A disused military helmet rests on a pole
Many former conflict areas pose danger
Landmines and unexploded ordnance in Sri Lanka have killed 26 civilians and injured 100 others since a cease-fire came into effect a year ago, the United Nations says.

The majority of those hurt are adult males - breadwinners for their families.

The number of injuries is likely to rise as more of Sri Lanka's refugees move home into areas that have not yet been cleared.

There may have been no fighting for a year but the UN says the number of casualties from landmine accidents has remained constant.

It is mostly when men search for firewood or return to abandoned homes and start doing repair work that disaster strikes.

Children at risk

Since the UN started keeping records from 1996 nearly 1,000 people have been killed or injured by mines - and that does not include soldiers and Tamil Tiger rebels.

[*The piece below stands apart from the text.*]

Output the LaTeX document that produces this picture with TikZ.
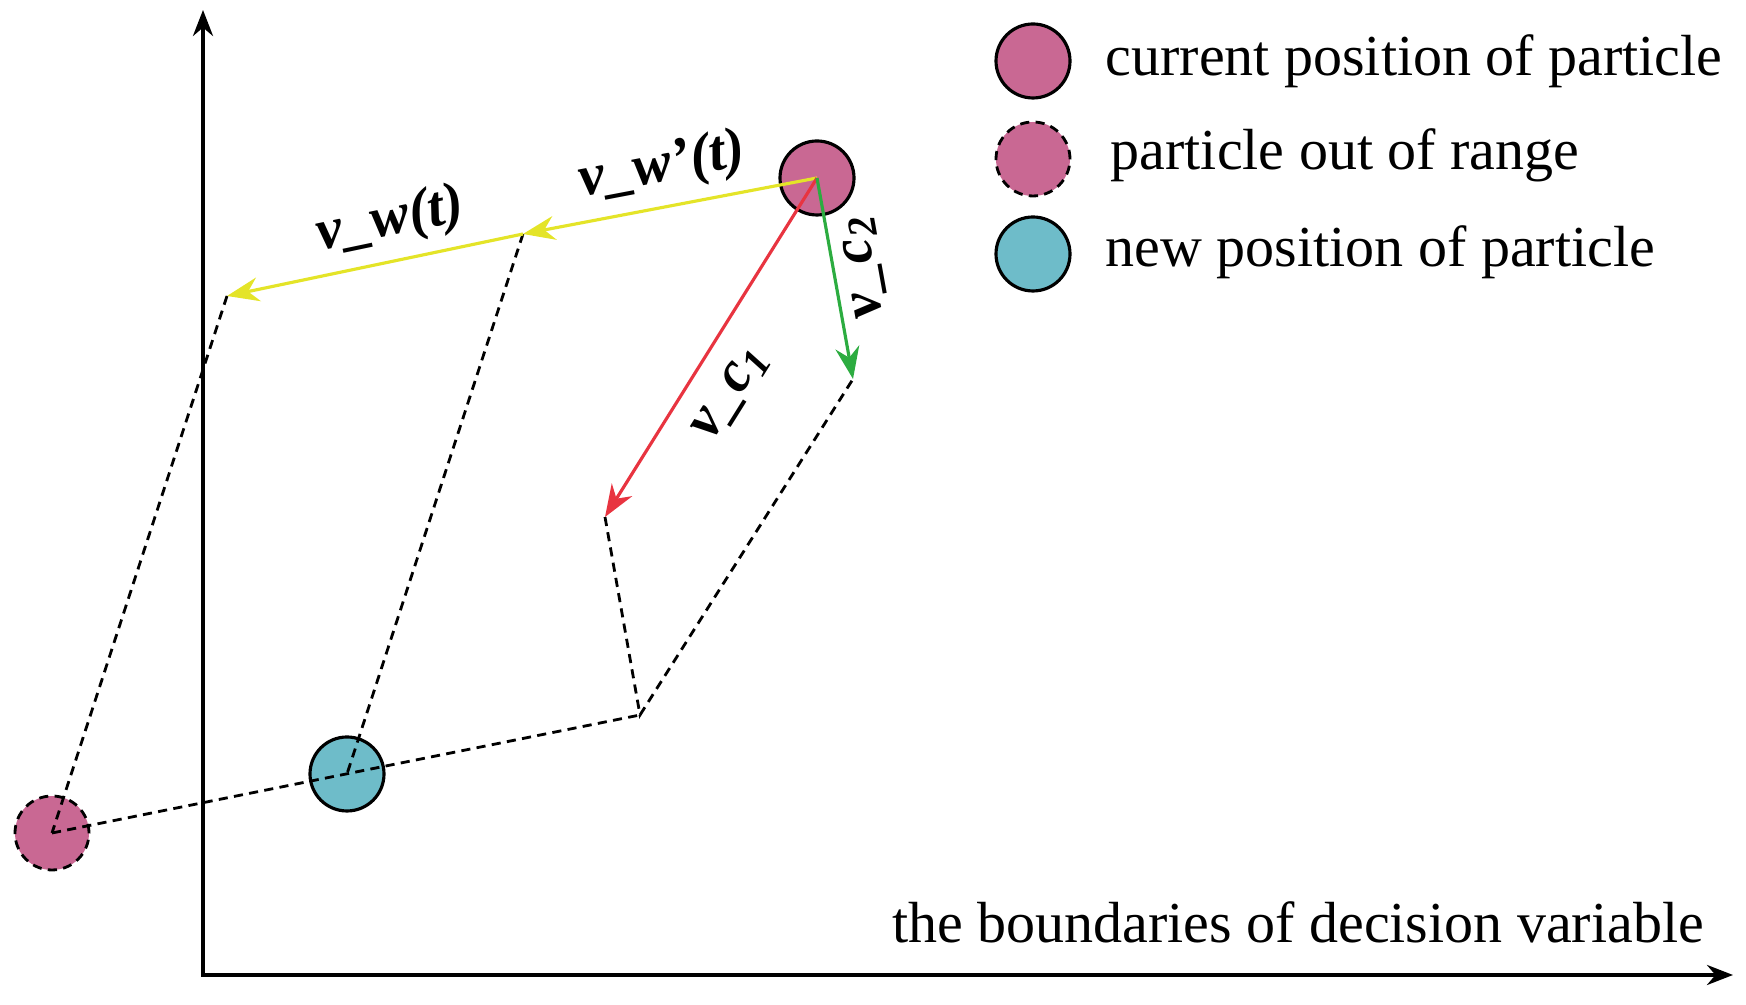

Shells left in a Sri Lankan field
Unexploded shells are often left in open fields
About a quarter of all casualties have been children who tend to be hurt by unexploded ordnance rather than caught in a minefield.

That is because commonly at least 15% of ammunition will fail to explode in battle and is then randomly scattered.

In many cases children play with the ordnance not knowing the dangers.

About half of all recorded injuries or deaths have taken place in the Jaffna peninsula - and a large number of those in the areas north of Chavakachcheri where there was heavy fighting and both sides used mines to fortify their shifting forward defence lines.

Mine database

Overall, the UN says, in Sri Lanka as in many other countries, the army has been the biggest user of landmines because of a conventional force's need to defend positions against a more mobile guerrilla outfit.

The UN is now collating information from Sri Lankan army maps, de-mining groups and reported mine accidents to build up a database of the location of minefields.

But even now, nobody knows how many mines may lie hidden under the ground.

Estimates vary from nearly one million to three million.